-- BEGIN --
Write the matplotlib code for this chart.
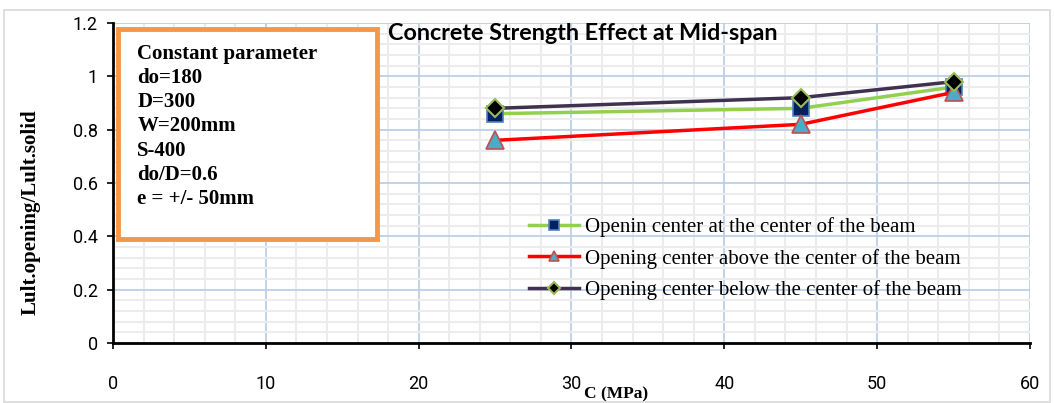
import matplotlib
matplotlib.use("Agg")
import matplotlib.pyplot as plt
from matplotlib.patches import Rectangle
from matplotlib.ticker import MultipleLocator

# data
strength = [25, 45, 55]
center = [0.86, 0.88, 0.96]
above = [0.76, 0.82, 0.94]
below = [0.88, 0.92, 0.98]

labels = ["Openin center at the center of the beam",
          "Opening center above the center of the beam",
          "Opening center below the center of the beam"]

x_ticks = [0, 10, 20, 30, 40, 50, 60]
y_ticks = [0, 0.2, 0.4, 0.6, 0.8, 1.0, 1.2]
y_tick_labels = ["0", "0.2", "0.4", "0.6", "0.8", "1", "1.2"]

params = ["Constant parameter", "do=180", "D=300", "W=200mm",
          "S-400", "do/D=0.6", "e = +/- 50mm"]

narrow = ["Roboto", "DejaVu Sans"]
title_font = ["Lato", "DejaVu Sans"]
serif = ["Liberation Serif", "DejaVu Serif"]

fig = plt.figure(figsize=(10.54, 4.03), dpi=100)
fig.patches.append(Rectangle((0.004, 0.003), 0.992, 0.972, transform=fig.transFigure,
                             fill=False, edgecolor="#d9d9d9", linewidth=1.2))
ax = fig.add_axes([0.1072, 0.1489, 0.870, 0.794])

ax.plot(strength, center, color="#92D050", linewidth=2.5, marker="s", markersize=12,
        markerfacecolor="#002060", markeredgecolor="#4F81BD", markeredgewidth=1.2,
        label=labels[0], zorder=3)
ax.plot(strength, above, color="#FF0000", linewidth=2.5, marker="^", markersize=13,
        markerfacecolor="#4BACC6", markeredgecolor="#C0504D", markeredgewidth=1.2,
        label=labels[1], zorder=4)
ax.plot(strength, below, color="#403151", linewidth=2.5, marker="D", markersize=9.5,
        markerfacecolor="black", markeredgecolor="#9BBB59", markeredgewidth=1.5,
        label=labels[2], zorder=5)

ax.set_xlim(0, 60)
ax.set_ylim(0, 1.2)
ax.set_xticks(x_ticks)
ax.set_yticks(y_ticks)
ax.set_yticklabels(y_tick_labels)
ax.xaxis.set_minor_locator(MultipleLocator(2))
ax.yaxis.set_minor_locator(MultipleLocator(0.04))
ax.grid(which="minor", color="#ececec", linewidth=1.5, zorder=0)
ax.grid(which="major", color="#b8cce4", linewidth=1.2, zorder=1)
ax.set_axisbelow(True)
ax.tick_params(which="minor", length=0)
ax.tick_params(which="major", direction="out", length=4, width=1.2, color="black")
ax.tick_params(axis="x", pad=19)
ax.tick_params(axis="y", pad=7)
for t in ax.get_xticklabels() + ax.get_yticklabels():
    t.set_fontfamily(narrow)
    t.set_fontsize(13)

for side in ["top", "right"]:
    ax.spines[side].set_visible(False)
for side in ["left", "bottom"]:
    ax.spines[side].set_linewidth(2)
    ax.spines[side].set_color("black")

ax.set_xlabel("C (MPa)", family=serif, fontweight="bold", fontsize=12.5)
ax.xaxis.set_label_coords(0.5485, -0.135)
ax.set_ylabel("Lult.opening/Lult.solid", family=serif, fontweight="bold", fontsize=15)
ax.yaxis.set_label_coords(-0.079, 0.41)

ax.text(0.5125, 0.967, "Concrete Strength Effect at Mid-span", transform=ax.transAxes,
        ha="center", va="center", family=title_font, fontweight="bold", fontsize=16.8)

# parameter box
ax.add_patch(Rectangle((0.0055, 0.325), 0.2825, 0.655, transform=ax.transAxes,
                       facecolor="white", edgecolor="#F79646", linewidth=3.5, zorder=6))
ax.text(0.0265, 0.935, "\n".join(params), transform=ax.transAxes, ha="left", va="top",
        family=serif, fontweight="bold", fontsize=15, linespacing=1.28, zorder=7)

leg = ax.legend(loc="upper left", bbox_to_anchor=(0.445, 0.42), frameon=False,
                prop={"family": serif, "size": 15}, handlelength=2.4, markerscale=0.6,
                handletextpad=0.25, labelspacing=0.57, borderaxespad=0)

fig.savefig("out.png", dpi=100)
-- END --
Leave out any pictures, please, and quote only the lines from the top of the data through the line that contains "below = [0.88, 0.92, 0.98]".

Write the matplotlib code for this chart.
import matplotlib
matplotlib.use("Agg")
import matplotlib.pyplot as plt
from matplotlib.patches import Rectangle
from matplotlib.ticker import MultipleLocator

# data
strength = [25, 45, 55]
center = [0.86, 0.88, 0.96]
above = [0.76, 0.82, 0.94]
below = [0.88, 0.92, 0.98]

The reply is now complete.